The title may look rather alarming, I’m referring to the RAT of course but it could equally well be the serious drought! More about ‘the rat’ later. Firstly my apologies for not writing my blog last month, but I was away on rather a lovely holiday (one of ‘my readers’ actually noticed – so Thank-you Mary!).

I did return in time to join the litter-pick on March 17th when the reserve was looking incredibly tidy, with cleared glades and meadows and last year’s undergrowth well rotted back, all ready for the new spring. Small stinging nettles, hogweed, cow parsley, goose grass, dog’s mercury and wild arum were already starting to create a new green carpet. Celandine leaves covered the damp places. Ten days of seriously high temperatures for March have followed, so now the yellow celandine flowers are open and many trees are already in leaf – horse chestnuts have unfurled their buds enough for the flowers to show through; willows are dripping with greenery, elder is open and sycamore buds are beginning to swell. At the top of the park the daffodils are so early that they will have peaked before the holidays. I was slightly amazed to hear a cock pheasant call from around the meadow area on the 17th, and even more surprised when a female appeared on our lawn (a considerable distance from the meadow!) a fewdays later. Now alerted by Peter that a male and three hen pheasants have taken up residence close to the hide, the reason is apparent …… ready access to grainon the ground, which brings us back to ‘the rat’…. obviously there for the same reason. This morning , as well as watching the brilliantly coloured cock pheasant strutting in the meadow, I watched the brown rat make five trips out from the dead reed mace cover to gather mouthfuls of small stalks, taking them back to build a nest in a convenient ‘grain raiding’ location. Unfortunately, this is the wrong sort of rat, it’s ‘ratty’ the water vole that we’d like to see back in the park.
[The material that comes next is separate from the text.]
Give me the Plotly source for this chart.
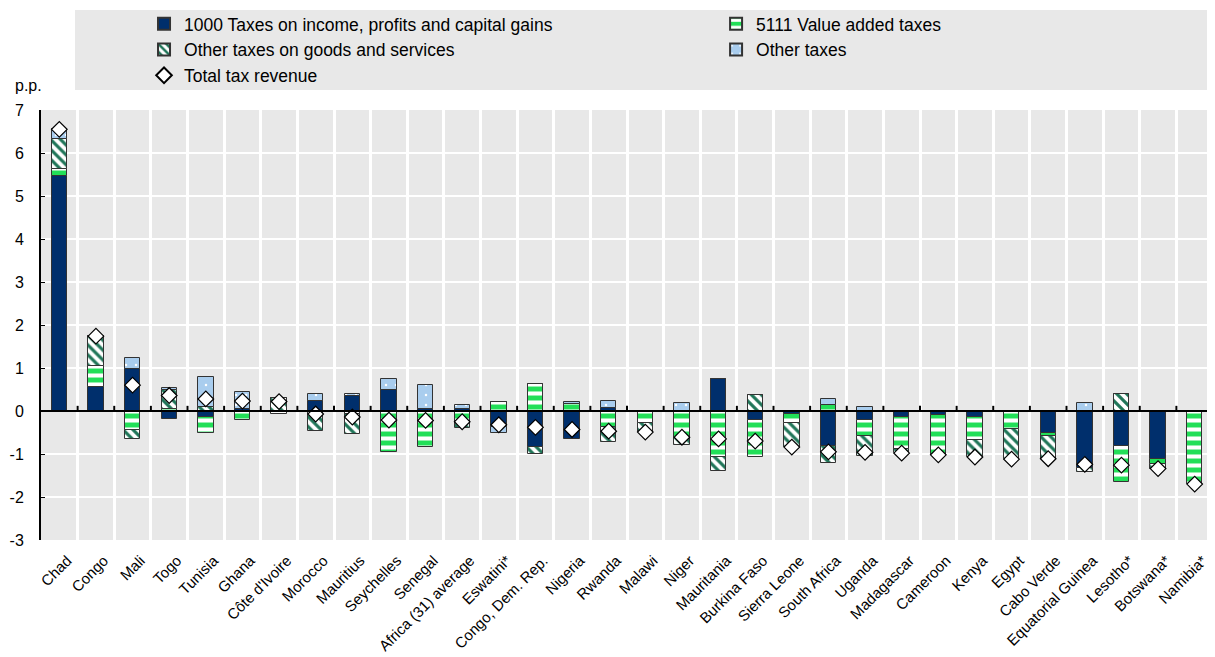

I also went out this morning to listen to bird-song: migrant chiff chaffs and blackcaps, wrens by the river and nuthatch ‘whe-het’ calls from the tree tops. It was enjoyable in the sunshine, although it was 10 degrees cooler than last week. I chose to walk through the northern end of the reserve, from the playing fields, to see the full extent of the lack of ground water. The three new ponds are completely dry and the old established ‘Archie’s pond’ just has mud with a few moorhen footprints, no water at all. The loss of this pond will be very serious as the great crested newts would have returned here to breed earlier in the year. Frog spawn, despite being protected by jelly, was left rotting in the small channel, which flowed from springs in the watercress beds, after it dried up – as shown in Bridget’s photos. This small stream, regularly cleared in autumn by FoCP and HMWT members, used to be delightful to see, with its clear water and gravel bed; a serious loss to us but even more so to the invertebrates, such as caddis fly, dragonfly and damsel fly whose larvae would have been developing there. Signal crayfish, our alien invaders, would have been left high and dry, unless they made it back to the river; even here the levels are much lower now, with a wide area of reeds to each bank and scarcely any water flowing over the weirs. This drought is getting to be a very serious issue and a summer deluge of 2007 proportions will be needed to restore the aquifers. Watford’s water is supplied from artesian wells under the chalk and without doubt abstraction by humans for industry, agriculture and homes is contributing to the loss of our chalk streams. Whilst we wait for rain, everyone will have to start to conserve water and reduce usage. Good advice from the Watford U3A gardening group is to plant fewer potted plants this summer as they do require so much watering, and to use recycled water whenever possible.

Nature usually has a way of bouncing back, but not always – loss of biodiversity is a real possibility – but regrettably I have last minute news – the rat count is rising!